OBR: E qual o papel das jovens no fórum? Quais as inquietações e as novas questões levantadas? Você aprendeu algo com elas neste espaço?
Jurema: Aprendi com elas, mas não o suficiente. Para além de aprender um jeito de fazer política, que é muito diferente da minha geração, com velocidade e profundidade, eu aprendo e todo mundo aprende com elas essa possibilidade de transcender. Quando eu era jovem ativista, a gente era muito dependente das mais velhas. Agora, o grau de autonomia que essas jovens ativistas têm não é comparável. Eu falo desde elas manejarem ferramentas muito melhores e muito mais efetivas, não só na internet, mas também seus canais, sua transmissão, a capacidade de ser operativa na luta. Os conteúdos, os seus princípios, são muito próximos dos nossos. O que a juventude, com uma identidade e singularidade, reivindica é mais ou menos o que as mulheres negras de todas as idades reivindicamos, que é ser reconhecidas e empoderadas na nossa singularidade.

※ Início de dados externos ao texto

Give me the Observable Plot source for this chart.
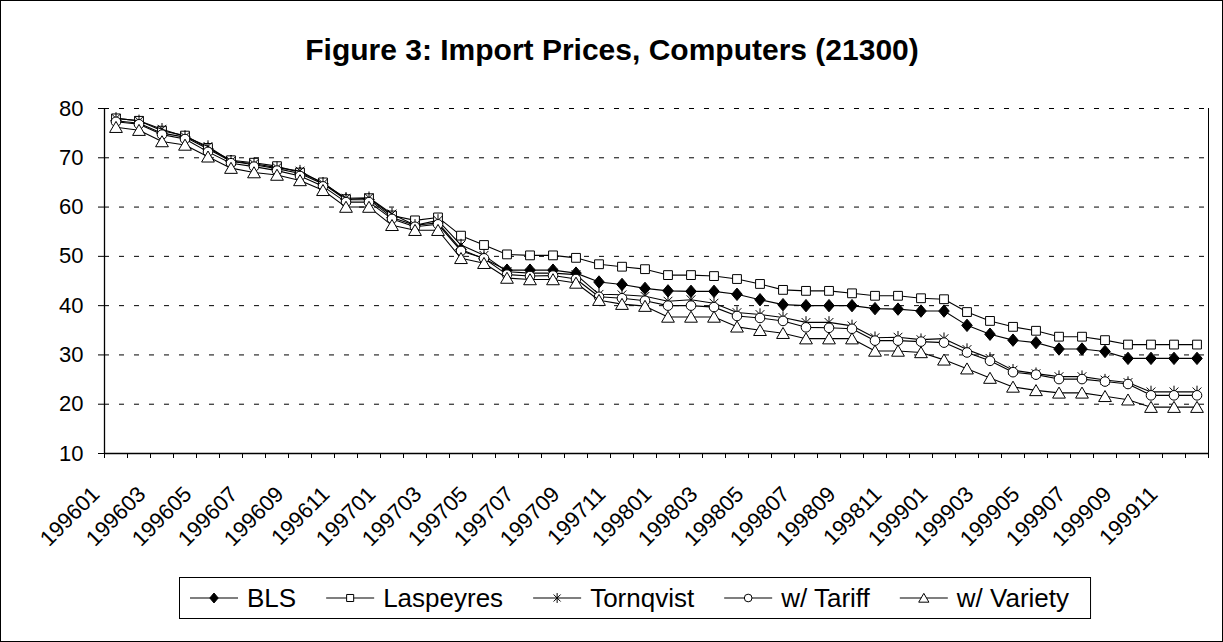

Mas elas trazem uma efetividade na afirmação dessa identidade e na operacionalização da agenda dessa identidade que fortalece todo mundo. Elas estão aqui e são parte de nós. Quando eu era jovem, os jovens falavam depois. Aqui, cada painel tem jovens. Elas falam, elas manejam as ferramentas, elas falam por elas e falam para o mundo sem precisar de mediação dos mais velhos ou de outras organizações. Isso é bom pra todo mundo.